Note: Incorrectly claimed account must be deleted to change email. KB requires password reset or recovery key, not deletion.
Improvement
Note: Advised 5-press reset on RE7000 for extender pairing, which is unsupported. RE7000 requires WPS button or web UI pairing.
Improvement
“Okay, so you can only see one bar on the router that’s coming from the basement. Uh-huh. Uh-huh. Uh-huh. Uh-huh. I’m sorry? I’m sorry. Uh-huh, we can actually work on that one.”
Note: Failed to guide proper mesh pairing for SPNM-series device; incorrect distance/LED guidance provided.
Improvement
Note: Claimed MX6200 child node LED would turn solid red after white, contradicting KB (solid white = healthy).
Coaching Moments
No additional coaching moments remain after Technical Accuracy coverage.
Escalation Lessons: What L2 Did
#TE00130749 — Pending with Level 2
- What L1 saw: Customer couldn’t change Linksys account email without old email access.
- Why it escalated: L1 incorrectly advised account deletion; KB requires recovery steps first.
- What L2 did: Reviewed case, attempted email removal via HQ feedback loop; awaiting final resolution.
- Current state: Pending - HQ Feedback.
- L1 learning points:
1. Attempt password reset/recovery key before escalation.
2. Verify new email spelling and ownership.
3. Escalate only after confirming KB procedures are exhausted.
#TE00130897 — Resolved by Level 2
- What L1 saw: MR20MS wouldn’t connect to modem; solid magenta LED, “Connected without internet.”

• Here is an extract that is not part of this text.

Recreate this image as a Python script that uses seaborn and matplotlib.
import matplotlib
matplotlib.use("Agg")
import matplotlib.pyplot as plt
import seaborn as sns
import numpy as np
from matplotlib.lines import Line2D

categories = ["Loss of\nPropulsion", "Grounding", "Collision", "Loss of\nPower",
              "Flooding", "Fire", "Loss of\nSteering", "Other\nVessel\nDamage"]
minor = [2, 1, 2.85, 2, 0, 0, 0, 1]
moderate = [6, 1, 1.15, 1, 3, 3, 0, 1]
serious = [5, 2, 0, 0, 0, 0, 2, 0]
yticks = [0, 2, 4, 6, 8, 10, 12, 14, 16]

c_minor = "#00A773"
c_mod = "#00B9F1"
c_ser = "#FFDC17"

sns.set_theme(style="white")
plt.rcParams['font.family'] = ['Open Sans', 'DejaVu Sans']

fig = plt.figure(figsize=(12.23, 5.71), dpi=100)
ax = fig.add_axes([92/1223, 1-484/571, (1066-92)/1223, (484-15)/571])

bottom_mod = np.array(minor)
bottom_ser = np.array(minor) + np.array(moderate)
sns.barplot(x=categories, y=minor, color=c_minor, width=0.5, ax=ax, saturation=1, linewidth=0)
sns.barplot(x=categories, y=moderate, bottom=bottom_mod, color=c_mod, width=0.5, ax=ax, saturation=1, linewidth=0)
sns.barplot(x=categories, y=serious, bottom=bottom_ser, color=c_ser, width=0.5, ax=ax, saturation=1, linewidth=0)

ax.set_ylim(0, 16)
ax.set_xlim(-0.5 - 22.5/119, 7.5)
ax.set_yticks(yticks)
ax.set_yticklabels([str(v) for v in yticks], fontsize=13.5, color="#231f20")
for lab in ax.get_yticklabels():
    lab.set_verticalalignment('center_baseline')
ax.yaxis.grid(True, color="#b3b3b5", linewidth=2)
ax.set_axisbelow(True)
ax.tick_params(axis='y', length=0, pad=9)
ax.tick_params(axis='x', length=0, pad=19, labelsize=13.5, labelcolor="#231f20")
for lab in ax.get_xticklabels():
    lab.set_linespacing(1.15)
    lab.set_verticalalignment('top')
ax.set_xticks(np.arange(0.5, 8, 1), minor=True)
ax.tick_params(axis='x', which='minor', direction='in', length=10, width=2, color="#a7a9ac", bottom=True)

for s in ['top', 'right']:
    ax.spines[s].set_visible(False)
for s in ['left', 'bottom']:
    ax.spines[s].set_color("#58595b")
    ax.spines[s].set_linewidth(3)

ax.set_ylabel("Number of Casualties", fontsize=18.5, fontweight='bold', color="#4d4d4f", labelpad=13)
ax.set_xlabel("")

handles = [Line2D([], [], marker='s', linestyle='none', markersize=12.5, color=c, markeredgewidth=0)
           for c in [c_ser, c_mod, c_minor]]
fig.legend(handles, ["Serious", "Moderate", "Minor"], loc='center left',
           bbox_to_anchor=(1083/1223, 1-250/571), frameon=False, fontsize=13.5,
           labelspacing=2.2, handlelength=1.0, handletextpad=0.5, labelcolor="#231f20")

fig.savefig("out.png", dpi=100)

- Why it escalated: L1 provided wrong default password (‘admin’) and invalid 5-press reset.
- What L2 did: Corrected admin password to label-printed value, verified WAN cable, and re-ran Quick Setup.
- Current state: Resolved.
- L1 learning points:
1. Default MR20MS password is on device label, not ‘admin.’
2. Validate modem/WAN link before router reconfiguration.
3. Use 10-second reset for MR20MS, not 5-press.
#TE00131076 — Resolved by Level 2
- What L1 saw: MR5500 cloud account locked out after password resets.
- Why it escalated: L1 incorrectly claimed web UI inaccessible off-network and offered only 24-hour wait.
- What L2 did: Guided customer through “Forgot Password” flow, reinstalled app, and confirmed local access via
myrouter.local. - Current state: Resolved.
- L1 learning points:
1. MR5500 web UI works locally off-network (myrouter.local).
2. Always offer “Forgot Password” steps for cloud lockouts.
3. Reinstall app if login UI fails.
#TE00131415 — Resolved by Level 2
- What L1 saw: RE6350 extender showed solid orange, then green; laptop showed “no internet.”
- Why it escalated: L1 misdiagnosed ISP issue without verifying router internet LED or extender backhaul.
- What L2 did: Confirmed router had solid blue WAN LED, moved extender closer, and re-ran extender setup via admin page.
- Current state: Resolved.
- L1 learning points:
1. Verify primary router internet LED before blaming ISP.
2. Ensure extender is within 2–3 meters of parent during initial setup.
3. Use admin page (extender.linksys.com) for extender reconfiguration.
Coach Appendix
Weekly trend: High volume of connectivity and setup cases concentrated on MX2000 and MR2000, with recurring technical inaccuracies in account management, pairing procedures, and protocol gaps (missing serial/warranty data).
Key patterns to address:
- Technical: Frequent misapplication of reset/pairing methods (5-press vs. 10-second resets) and LED interpretation errors.
- Process: Inconsistent case documentation and delayed resolution verification, leading to repeat contacts.
- Focus: Reinforce KB-driven troubleshooting for mesh pairing, enforce serial/warranty collection on every call, and verify fix before closure.